12. Representations and Warranties. Except as provided herein, TTP makes no representations, warranties or guarantees with respect to the completeness or accuracy of the Services provided. Furthermore, TTP does not guarantee any outcome of Client’s use of the Private Placement drafted by TTP.

13. Applicable Law. TTP shall comply with all applicable laws in providing Products but shall be held harmless for violation of any governmental procurement regulation to which it may be subject but to which reference is not made herein. This Services Agreement shall be construed in accordance with the laws of the State of Ohio.

14. Modification or Amendment. No amendment, change or modification of this Services Agreement shall be valid unless in writing signed by the parties hereto.

15. Unenforceability of Provisions. If any provision of this Services Agreement, or any portion thereof, is held to be invalid and unenforceable, then the remainder of this Services Agreement shall nevertheless remain in full force and effect.

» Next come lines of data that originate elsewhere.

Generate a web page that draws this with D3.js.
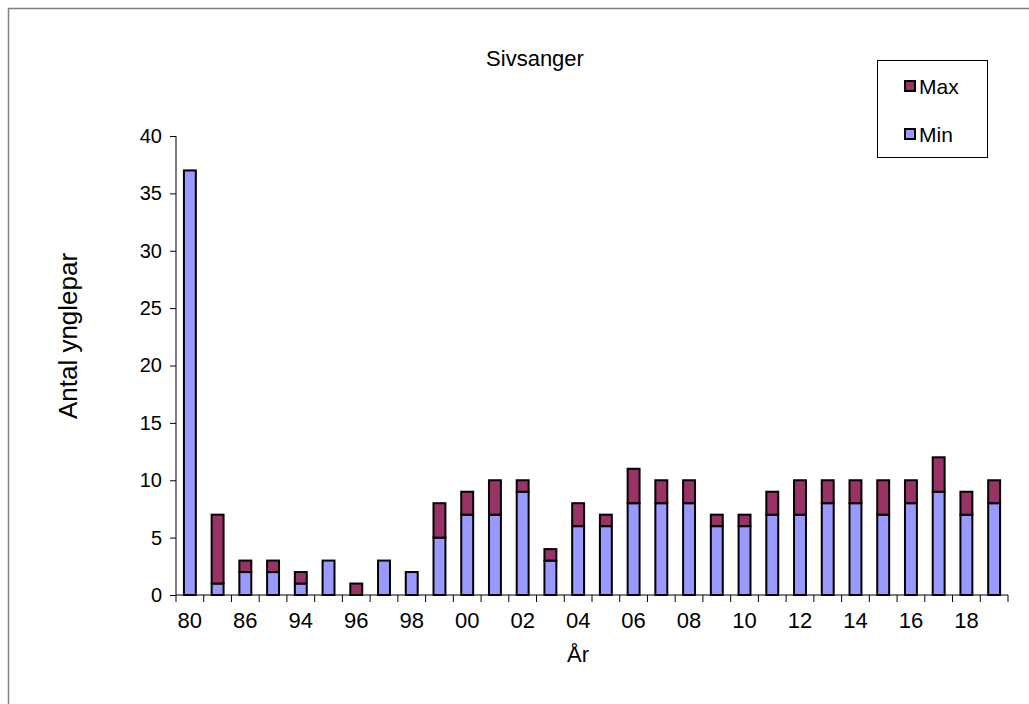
<!DOCTYPE html>
<html><head><meta charset="utf-8">
<script src="https://cdn.jsdelivr.net/npm/d3@7"></script>
<style>body{margin:0;background:#fff}svg{display:block;font-family:"Liberation Sans",Arial,sans-serif}</style>
</head><body><svg id="c" width="1029" height="704"></svg>
<script>
const categories = ["80","85","86","90","94","95","96","97","98","99","00","01","02","03","04","05","06","07","08","09","10","11","12","13","14","15","16","17","18","19"];
const minValues = [37,1,2,2,1,3,0,3,2,5,7,7,9,3,6,6,8,8,8,6,6,7,7,8,8,7,8,9,7,8];
const maxValues = [37,7,3,3,2,3,1,3,2,8,9,10,10,4,8,7,11,10,10,7,7,9,10,10,10,10,10,12,9,10];
const yTicks = [0,5,10,15,20,25,30,35,40];
const seriesNames = ["Max","Min"];
const colors = {Max:"#993366", Min:"#9999FF"};

const svg = d3.select("#c");
svg.append("rect").attr("x",8.5).attr("y",8.5).attr("width",1200).attr("height",900)
  .attr("fill","#fff").attr("stroke","#808080").attr("stroke-width",1.5);

const x = d3.scaleBand().domain(categories).range([176,1008]).paddingInner(0.57).paddingOuter(0.285);
const y = d3.scaleLinear().domain([0,40]).range([595,136]);

// y axis
const ya = svg.append("g").attr("transform","translate(176,0)")
  .call(d3.axisLeft(y).tickValues(yTicks).tickSize(6).tickPadding(8));
ya.selectAll("path,line").attr("stroke","#000");
ya.select(".domain").attr("d","M0,136V595");
ya.selectAll("text").attr("font-size",20).attr("fill","#000").attr("font-family","Liberation Sans, Arial");

// bars
const data = categories.map((c,i)=>({c,min:minValues[i],max:maxValues[i]}));
svg.append("g").selectAll("rect").data(data).join("rect")
  .attr("x",d=>x(d.c)).attr("width",x.bandwidth())
  .attr("y",d=>y(d.min)).attr("height",d=>y(0)-y(d.min))
  .attr("fill",colors.Min).attr("stroke","#000").attr("stroke-width",2);
svg.append("g").selectAll("rect").data(data.filter(d=>d.max>d.min)).join("rect")
  .attr("x",d=>x(d.c)).attr("width",x.bandwidth())
  .attr("y",d=>y(d.max)).attr("height",d=>y(d.min)-y(d.max))
  .attr("fill",colors.Max).attr("stroke","#000").attr("stroke-width",2);

// x axis
const xa = svg.append("g").attr("transform","translate(0,595)");
xa.append("line").attr("x1",176).attr("x2",1008).attr("stroke","#000");
const step = x.step();
const x0 = x.range()[0];
xa.selectAll("line.t").data(d3.range(categories.length+1)).join("line")
  .attr("x1",i=>x0+i*step).attr("x2",i=>x0+i*step)
  .attr("y1",0).attr("y2",7).attr("stroke","#000");
xa.selectAll("text").data(categories.filter((c,i)=>i%2===0)).join("text")
  .attr("x",c=>x(c)+x.bandwidth()/2).attr("y",33).attr("text-anchor","middle")
  .attr("font-size",22).text(c=>c);

// titles
svg.append("text").attr("x",535).attr("y",66).attr("text-anchor","middle").attr("font-size",22).text("Sivsanger");
svg.append("text").attr("transform","translate(77,336) rotate(-90)").attr("text-anchor","middle").attr("font-size",26).text("Antal ynglepar");
svg.append("text").attr("x",578).attr("y",662).attr("text-anchor","middle").attr("font-size",22).text("År");

// legend
const lg = svg.append("g");
lg.append("rect").attr("x",877.5).attr("y",60.5).attr("width",110).attr("height",97).attr("fill","#fff").attr("stroke","#000");
seriesNames.forEach((s,i)=>{
  const cy = 86 + i*48;
  lg.append("rect").attr("x",905).attr("y",cy-5).attr("width",10).attr("height",10).attr("fill",colors[s]).attr("stroke","#000").attr("stroke-width",2);
  lg.append("text").attr("x",919).attr("y",cy+8).attr("font-size",21).text(s);
});
</script></body></html>
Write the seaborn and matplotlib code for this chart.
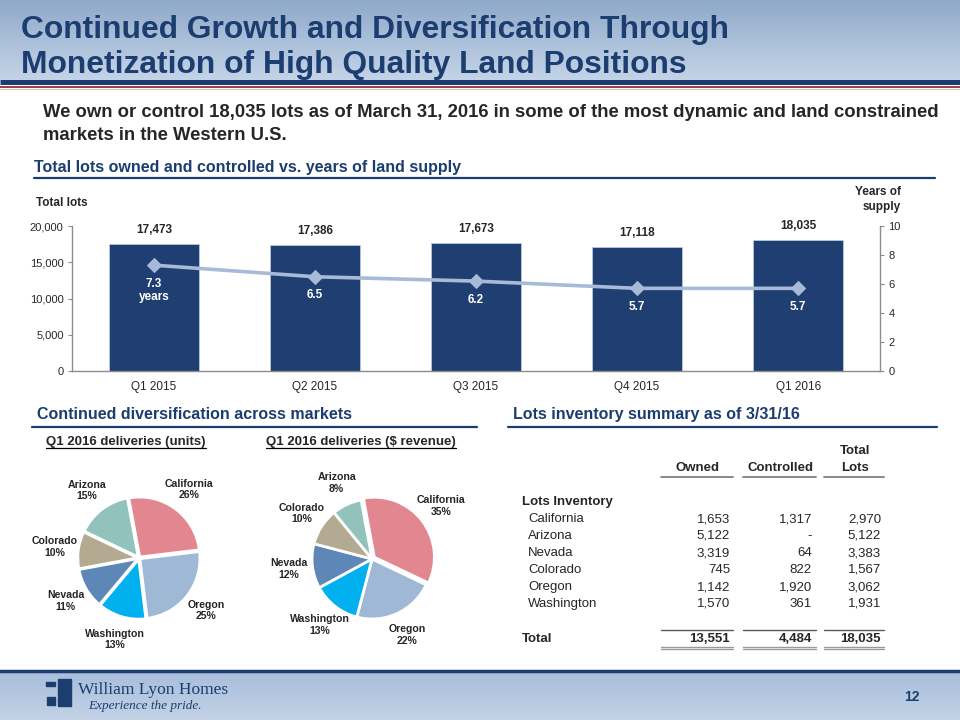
import numpy as np
import matplotlib
matplotlib.use("Agg")
import matplotlib.pyplot as plt
from matplotlib.patches import Rectangle
import seaborn as sns

sns.set_style("white")
plt.rcParams['font.family'] = ['Liberation Sans', 'DejaVu Sans']

# ---- data ----
quarters = ["Q1 2015", "Q2 2015", "Q3 2015", "Q4 2015", "Q1 2016"]
total_lots = [17473, 17386, 17673, 17118, 18035]
years_supply = [7.3, 6.5, 6.2, 5.7, 5.7]

pie_states = ["California", "Oregon", "Washington", "Nevada", "Colorado", "Arizona"]
units_pct = [26, 25, 13, 11, 10, 15]
revenue_pct = [35, 22, 13, 12, 10, 8]

inv_markets = ["California", "Arizona", "Nevada", "Colorado", "Oregon", "Washington"]
inv_owned = [1653, 5122, 3319, 745, 1142, 1570]
inv_controlled = [1317, 0, 64, 822, 1920, 361]
inv_total = [2970, 5122, 3383, 1567, 3062, 1931]
totals_row = [13551, 4484, 18035]

NAVY = "#1c3d70"
BAR = "#1f3e72"
LINE = "#a7bbd8"
GREY = "#8c8c8c"
pie_colors = ["#e2878f", "#9fb8d6", "#00b0ef", "#5d87b7", "#b3ab91", "#92c2bc"]

W, H = 960, 720
fig = plt.figure(figsize=(9.6, 7.2), dpi=100)


def rect(x0, y0, x1, y1):
    # pixel box (top-left origin) -> figure fraction
    return [x0 / W, 1 - y1 / H, (x1 - x0) / W, (y1 - y0) / H]


# background layer in pixel coords
bg = fig.add_axes([0, 0, 1, 1], zorder=-5)
bg.set_xlim(0, W)
bg.set_ylim(H, 0)
bg.axis("off")

grad = np.linspace(0, 1, 100).reshape(-1, 1)
hdr = matplotlib.colors.LinearSegmentedColormap.from_list("hdr", ["#8fa9ca", "#c4d4e7"])
bg.imshow(grad, cmap=hdr, extent=(0, W, 80, 0), aspect="auto")
ftr = matplotlib.colors.LinearSegmentedColormap.from_list("ftr", ["#a8bedb", "#c3d2e6"])
bg.imshow(grad, cmap=ftr, extent=(0, W, H, 672), aspect="auto")
bg.set_xlim(0, W)
bg.set_ylim(H, 0)

bg.plot([0, W], [81.5, 81.5], color=NAVY, lw=3.6, solid_capstyle="butt")
bg.plot([0, W], [87, 87], color="#9a2a33", lw=1.3)
bg.plot([0, W], [89, 89], color="#c8c8c8", lw=0.8)
bg.plot([0, W], [671, 671], color=NAVY, lw=2.5)

bg.text(21, 38, "Continued Growth and Diversification Through", fontsize=22.9,
        fontweight="bold", color=NAVY, va="baseline")
bg.text(21, 73, "Monetization of High Quality Land Positions", fontsize=22.9,
        fontweight="bold", color=NAVY, va="baseline")

bg.text(43, 117, "We own or control 18,035 lots as of March 31, 2016 in some of the most "
        "dynamic and land constrained", fontsize=13.3, fontweight="bold", va="baseline")
bg.text(43, 140, "markets in the Western U.S.", fontsize=13.3, fontweight="bold", va="baseline")

# section headers
bg.text(34, 172, "Total lots owned and controlled vs. years of land supply", fontsize=11.5,
        fontweight="bold", color=NAVY, va="baseline")
bg.plot([34, 935], [177.5, 177.5], color=NAVY, lw=1.6)
bg.text(37, 419, "Continued diversification across markets", fontsize=11.5,
        fontweight="bold", color=NAVY, va="baseline")
bg.plot([32, 477], [426.5, 426.5], color=NAVY, lw=1.6)
bg.text(513, 419, "Lots inventory summary as of 3/31/16", fontsize=11.5,
        fontweight="bold", color=NAVY, va="baseline")
bg.plot([508, 937], [426.5, 426.5], color=NAVY, lw=1.6)

# ---- bar + line chart ----
ax = fig.add_axes(rect(72, 226, 880, 371))
ax.set_facecolor("none")
sns.barplot(x=quarters, y=total_lots, color=BAR, width=0.56, saturation=1,
            edgecolor="#b8c8de", linewidth=0.6, ax=ax)
ax.bar_label(ax.containers[0], labels=[f"{v:,}" for v in total_lots], padding=6,
             fontsize=8.5, fontweight="bold")
ax.set_ylim(0, 20000)
ax.set_yticks(range(0, 20001, 5000))
ax.set_yticklabels([f"{v:,}" for v in range(0, 20001, 5000)])
ax.tick_params(axis="y", length=3, width=0.8, color=GREY, labelsize=8, left=True, pad=3)
ax.tick_params(axis="x", length=0, labelsize=8.5, pad=7)
ax.set_xlabel("")
ax.set_ylabel("")
for s in ["top", "right"]:
    ax.spines[s].set_visible(False)
for s in ["left", "bottom"]:
    ax.spines[s].set_color(GREY)
    ax.spines[s].set_linewidth(1)

ax2 = ax.twinx()
sns.lineplot(x=np.arange(len(quarters)), y=years_supply, ax=ax2, color=LINE, lw=2.6,
             marker="D", markersize=7, markeredgecolor=LINE)
ax2.set_ylim(0, 10)
ax2.set_yticks(range(0, 11, 2))
ax2.tick_params(axis="y", length=3, width=0.8, color=GREY, labelsize=8, right=True, pad=3)
for s in ["top", "left", "bottom"]:
    ax2.spines[s].set_visible(False)
ax2.spines["right"].set_color(GREY)
ax2.spines["right"].set_linewidth(1)
for i, v in enumerate(years_supply):
    lbl = f"{v:.1f}" + ("\nyears" if i == 0 else "")
    ax2.annotate(lbl, (i, v), xytext=(0, -9), textcoords="offset points", ha="center",
                 va="top", color="white", fontsize=8.5, fontweight="bold", linespacing=1.15)

bg.text(36, 203, "Total lots", fontsize=8.5, fontweight="bold", va="center")
bg.text(901, 192, "Years of", fontsize=8.5, fontweight="bold", va="center", ha="right")
bg.text(901, 207, "supply", fontsize=8.5, fontweight="bold", va="center", ha="right")


# ---- pies ----
def draw_pie(cx, cy, values, explode, title, tx):
    pax = fig.add_axes(rect(cx - 90, cy - 90, cx + 90, cy + 90))
    labels = [f"{s}\n{v}%" for s, v in zip(pie_states, values)]
    pax.pie(values, labels=labels, colors=pie_colors, startangle=100.5, counterclock=False,
            explode=explode, labeldistance=1.4,
            wedgeprops=dict(edgecolor="white", linewidth=2),
            textprops=dict(fontsize=7.6, fontweight="bold", ha="center", va="center"))
    pax.set_xlim(-1.5, 1.5)
    pax.set_ylim(-1.5, 1.5)
    pax.set_aspect("equal")
    t = bg.text(tx, 442, title, fontsize=9.5, fontweight="bold", ha="center", va="center")
    return t


t1 = draw_pie(139, 558, units_pct, [0.02] * 6, "Q1 2016 deliveries (units)", 126)
t2 = draw_pie(372, 559, revenue_pct, [0.05, 0, 0, 0, 0, 0], "Q1 2016 deliveries ($ revenue)", 361)

# underline the pie titles
fig.canvas.draw()
inv = bg.transData.inverted()
for t in (t1, t2):
    bb = t.get_window_extent()
    (x0, _), (x1, _) = inv.transform([(bb.x0, bb.y0), (bb.x1, bb.y0)])
    bg.plot([x0, x1], [448, 448], color="black", lw=0.9)

# ---- inventory table ----
col_right = [730, 812, 881]
col_lines = [(661, 733), (743, 816), (824, 884)]
TFS = 9.5
bg.text(697, 468, "Owned", fontsize=TFS, fontweight="bold", ha="center", va="center")
bg.text(780, 468, "Controlled", fontsize=TFS, fontweight="bold", ha="center", va="center")
bg.text(855, 451, "Total", fontsize=TFS, fontweight="bold", ha="center", va="center")
bg.text(855, 468, "Lots", fontsize=TFS, fontweight="bold", ha="center", va="center")
for a, b in col_lines:
    bg.plot([a, b], [476.5, 476.5], color="#7f7f7f", lw=1.3)

bg.text(522, 502, "Lots Inventory", fontsize=TFS, fontweight="bold", va="center")
for r, name in enumerate(inv_markets):
    y = 519 + r * 17
    bg.text(528, y, name, fontsize=TFS, va="center")
    row = [inv_owned[r], inv_controlled[r], inv_total[r]]
    for x, v in zip(col_right, row):
        bg.text(x, y, f"{v:,}" if v else "-", fontsize=TFS, ha="right", va="center")

bg.text(522, 639, "Total", fontsize=TFS, fontweight="bold", va="center")
for x, v in zip(col_right, totals_row):
    bg.text(x, 639, f"{v:,}", fontsize=TFS, fontweight="bold", ha="right", va="center")
for a, b in col_lines:
    bg.plot([a, b], [629.5, 629.5], color="#595959", lw=1)
    bg.plot([a, b], [646.5, 646.5], color="#9a9a9a", lw=1)
    bg.plot([a, b], [649, 649], color="#9a9a9a", lw=1)

# ---- footer ----
bg.add_patch(Rectangle((58, 679), 13, 27, color=NAVY))
bg.add_patch(Rectangle((46, 682), 9, 4, color=NAVY))
bg.add_patch(Rectangle((47, 697), 8, 8, color=NAVY))
bg.text(78, 690, "William Lyon Homes", family="Liberation Serif", fontsize=12.5,
        color=NAVY, va="center")
bg.text(88, 706, "Experience the pride.", family="Liberation Serif", style="italic",
        fontsize=9.5, color=NAVY, va="center")
bg.text(912, 697, "12", fontsize=10, fontweight="bold", color=NAVY, ha="center", va="center")

fig.savefig("out.png", dpi=100)
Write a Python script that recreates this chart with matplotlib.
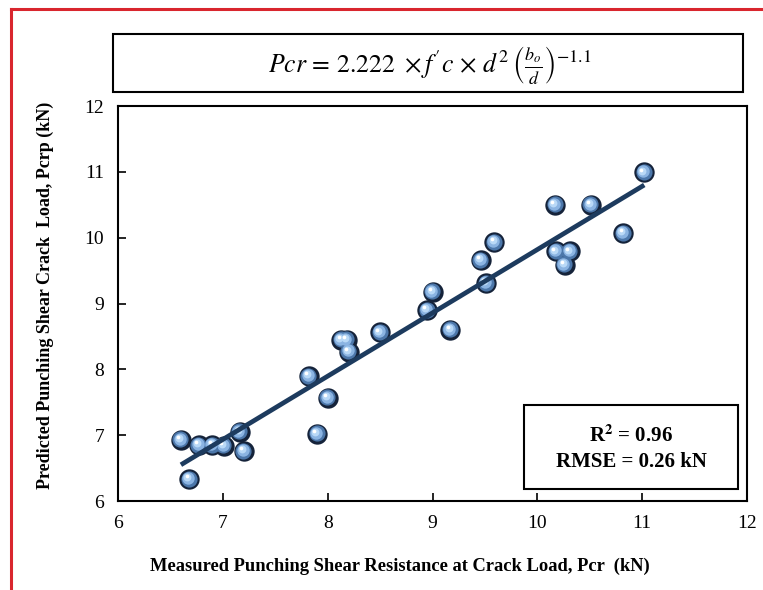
import numpy as np
import matplotlib
matplotlib.use("Agg")
import matplotlib.pyplot as plt
import matplotlib.transforms as mtransforms
from matplotlib.patches import Rectangle
from matplotlib.lines import Line2D

# Measured vs predicted punching shear crack load (kN)
measured = [6.60, 6.77, 6.90, 7.01, 7.16, 7.20, 6.68, 7.82, 8.00, 7.90,
            8.13, 8.18, 8.20, 8.50, 8.95, 9.00, 9.17, 9.46, 9.51, 9.59,
            10.17, 10.51, 11.02, 10.82, 10.18, 10.31, 10.26]
predicted = [6.93, 6.85, 6.85, 6.84, 7.05, 6.76, 6.33, 7.90, 7.57, 7.02,
             8.45, 8.45, 8.27, 8.56, 8.90, 9.18, 8.60, 9.66, 9.31, 9.93,
             10.50, 10.50, 10.99, 10.07, 9.79, 9.79, 9.59]

# trend line end points
trend_x = [6.60, 11.02]
trend_y = [6.55, 10.80]

ticks = [6, 7, 8, 9, 10, 11, 12]

plt.rcParams['font.family'] = ['Liberation Serif', 'DejaVu Serif']
plt.rcParams['mathtext.fontset'] = 'stix'

fig = plt.figure(figsize=(7.63, 5.90), dpi=100)
ax = fig.add_axes([118 / 763, 89 / 590, 629 / 763, 395 / 590])

# 3D-looking sphere markers built from stacked circles
layers = [(215, '#15233a', 0, 0),
          (135, '#4c77aa', -0.3, 0.3),
          (80, '#8bb4e2', -0.8, 0.8),
          (32, '#b9d9f7', -1.3, 1.3),
          (7, 'white', -2.0, 2.0)]
for i, (size, color, dx, dy) in enumerate(layers):
    tr = mtransforms.offset_copy(ax.transData, fig=fig, x=dx, y=dy, units='points')
    ax.scatter(measured, predicted, s=size, color=color, linewidths=0,
               transform=tr, zorder=3 + i * 0.1)

ax.plot(trend_x, trend_y, color='#1d3b5e', linewidth=3.4, solid_capstyle='butt', zorder=5)

ax.set_xlim(6, 12)
ax.set_ylim(6, 12)
ax.set_xticks(ticks)
ax.set_yticks(ticks)
ax.tick_params(direction='in', length=6, width=1.2, labelsize=14, pad=10)
for s in ax.spines.values():
    s.set_linewidth(1.5)

ax.set_xlabel("Measured Punching Shear Resistance at Crack Load, Pcr  (kN)",
              fontsize=13.3, fontweight='bold')
ax.xaxis.set_label_coords((400 - 118) / 629, -(558 - 501) / 395)
ax.set_ylabel("Predicted Punching Shear Crack  Load, Pcrp (kN)",
              fontsize=13.0, fontweight='bold')
ax.yaxis.set_label_coords(-(118 - 54) / 629, (501 - 295) / 395)

# R2 / RMSE box
r2box = Rectangle(((524 - 118) / 629, (501 - 489) / 395), (738 - 524) / 629, (489 - 405) / 395,
                  transform=ax.transAxes, fill=False, edgecolor='black', linewidth=1.5, zorder=6)
ax.add_patch(r2box)
ax.text((631 - 118) / 629, (501 - 436) / 395, r"R$^\mathbf{2}$ = 0.96", transform=ax.transAxes,
        ha='center', va='center', fontsize=15, fontweight='bold', zorder=7)
ax.text((631 - 118) / 629, (501 - 462) / 395, "RMSE = 0.26 kN", transform=ax.transAxes,
        ha='center', va='center', fontsize=15, fontweight='bold', zorder=7)

# equation box above the axes
fig.patches.append(Rectangle((113 / 763, (590 - 92) / 590), (743 - 113) / 763, (92 - 34) / 590,
                             transform=fig.transFigure, fill=False, edgecolor='black', linewidth=1.5))
fig.text(430 / 763, (590 - 66) / 590,
         r"$Pcr\, =\, 2.222\ \times f'c\, \times\, d^2\, \left(\frac{b_o}{d}\right)^{-1.1}$",
         ha='center', va='center', fontsize=18.5)

# red frame on the left and top
fig.add_artist(Line2D([11 / 763, 11 / 763], [0, (590 - 9) / 590], transform=fig.transFigure,
                      color='#d9262e', linewidth=2.2))
fig.add_artist(Line2D([11 / 763, 1], [(590 - 9) / 590, (590 - 9) / 590], transform=fig.transFigure,
                      color='#d9262e', linewidth=2.2))

fig.savefig("out.png", dpi=100)
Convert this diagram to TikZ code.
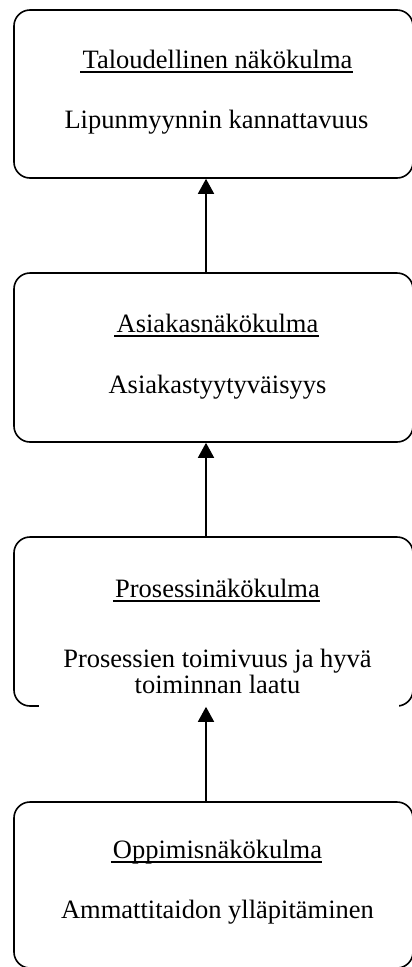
\documentclass[tikz,border=0pt]{standalone}
\usepackage{fontspec}
\setmainfont{Liberation Serif}
\usetikzlibrary{arrows.meta}

\begin{document}
\begin{tikzpicture}[x=1pt, y=-1pt,
        viewbox/.style={draw, line width=1.6pt, rounded corners=16pt, minimum width=399pt},
        headline/.style={anchor=base, inner sep=0pt, font=\fontsize{26.5}{26}\selectfont},
        bodyline/.style={anchor=base, inner sep=0pt, align=center, font=\fontsize{26.5}{26}\selectfont},
        upflow/.style={line width=1.6pt, -{Triangle[width=16pt, length=15pt]}}]

        \useasboundingbox (0,0) rectangle (412,967);

        % --- BOX 1 (Taloudellinen) ---
        \node[viewbox, minimum height=168pt] (fin) at (213.5, 94) {};
        \node[headline] (finhead) at (217.5, 68) {Taloudellinen näkökulma};
        \node[bodyline] (finbody) at (216.5, 128) {Lipunmyynnin kannattavuus};

        % --- BOX 2 (Asiakas) ---
        \node[viewbox, minimum height=169pt] (cust) at (213.5, 357.5) {};
        \node[headline] (custhead) at (217.5, 332) {Asiakasnäkökulma};
        \node[bodyline] (custbody) at (217.5, 393) {Asiakastyytyväisyys};

        % --- BOX 3 (Prosessi) ---
        \node[viewbox, minimum height=169pt] (proc) at (213.5, 621.5) {};
        \fill[white] ([xshift=26pt, yshift=-3pt]proc.south west) rectangle ([xshift=-15pt, yshift=3pt]proc.south east);
        \node[headline] (prochead) at (217.5, 597) {Prosessinäkökulma};
        \node[bodyline] (procbody) at (217.5, 693) {Prosessien toimivuus ja hyvä\\toiminnan laatu};

        % --- BOX 4 (Oppiminen) ---
        \node[viewbox, minimum height=166pt] (learn) at (213.5, 885) {};
        \node[headline] (learnhead) at (217.5, 858) {Oppimisnäkökulma};
        \node[bodyline] (learnbody) at (217.5, 918) {Ammattitaidon ylläpitäminen};

        % Underlines
        \foreach \h in {finhead, custhead, prochead, learnhead}
            \draw[line width=1.3pt] ([xshift=-2pt, yshift=-4pt]\h.base west) -- ([yshift=-4pt]\h.base east);

        % Arrows
        \draw[upflow] ([xshift=-7.5pt]cust.north) -- ([xshift=-7.5pt]fin.south);
        \draw[upflow] ([xshift=-7.5pt]proc.north) -- ([xshift=-7.5pt]cust.south);
        \draw[upflow] ([xshift=-7.5pt]learn.north) -- ([xshift=-7.5pt]proc.south);

    \end{tikzpicture}
\end{document}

16. Assignment. This Services Agreement may not be assigned by Client without the prior written consent of TTP. Except for the prohibition on assignment contained in the preceding sentence, this Services Agreement shall be binding upon and inure to the benefits of the heirs, successors and assigns of the parties hereto.

17. Terms of Service and Legal Disclaimer. By reference, this website’s Terms of Service and Legal Disclaimer are incorporated by reference herein.